I thought when I bought this fabric that I had only bought just enough to make the dress I was planning to make out of it, and no more. When I went to cut it out, though, I found I had at least twice what I needed. No wonder it was taking up so much space in my stash. Really, this dress moved to the top of the queue just because I was tired of seeing this fabric in a giant blob on my shelf.
The dress I made for myself is exactly what I intended when I bought it. I’ve made McCall’s 5780 once before, so this time I made the view with the full pleated skirt. I did do a full-bicep alteration on the pattern this time, since I’ve noticed that when I wear the first dress the sleeves have very little ease. The fabric was probably intended to be for curtains or some other home decor application, but I like it as a dress. I think it was labelled as cotton when I bought it, and I would believe that’s probably true. It has great drape, but less structure than I would expect in a home dec fabric. When you look at the pictures, you’ll see how that plays out as far as some wrinkling with movement and blousing in the bodice, but overall it isn’t bothersome.
I had so, so much more of this fabric than I thought I did that I decided to make Guinevere a matching dress with a full circle skirt. It’s probably a better color on her than it is on me anyway. I used another vintage pattern, Simplicity 4924, in a size 6 for the bodice and self-drafted the circle skirt for it. The pattern comes with a gathered skirt pattern, but for all its drape, this fabric is kind of bulky, and I didn’t think it would gather well. I did think about options for embellishing Guinevere’s dress a little. The fabric is busy, but there doesn’t seem to be a focal point with such a plain pattern. She didn’t like my ideas. Belts, brooches, fabric flowers…all were rejected in favor of keeping it simple. She knows what she likes, so I guess that’s good.
She looks so cute pulling that curtsy pose that I thought I’d try it too. The effect isn’t quite the same, but you can see how full my skirt is.
Here’s a back view for both of us. You can see what I mean about getting some blousing in the bodice of my dress. It seems to like to work it’s way up, especially after I lift my arms, and needs to be pulled back down occasionally. I really should train one of the boys in some photography assisting skills, so they can point out stuff like that for me during photo sessions and I can fix it before the pictures are snapped. Romeo was the one taking the pics here, so he was too worried about working the camera to be worried about clothing details. The camera did not want to keep the busy print of the dresses in focus, so Romeo had his work cut out for him.

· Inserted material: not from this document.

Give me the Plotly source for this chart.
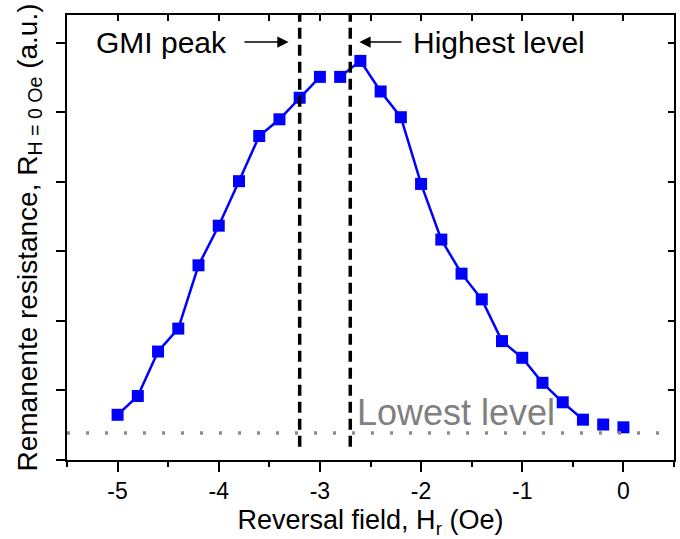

I did take some detail shots while I was making this dress. Most of my in-progress sewing pics get posted on Instagram where I have the account handle @carihomemaker. The skirt of my dress has a nifty feature where the pattern was cut with enough width to include a pleat that falls over the zipper. I thought this seemed unusual, since most dresses with pleats that I’ve encountered just stop the pleats in the zipper area. I’m thinking I didn’t really follow the pattern instructions as far as what to do with that pleat, but here’s a 15 second video (originally posted on Instagram) that shows the finished waist seam detail and how the pleat covers the side-seam zipper on my dress. (Warning: Just in case you click play somewhere where you’re trying to be quiet, I am talking in the video.)
One last picture of both of us together. We really coordinate well with the living room.
Stash-busting stats: 17 projects this year. 48 1/2 yards.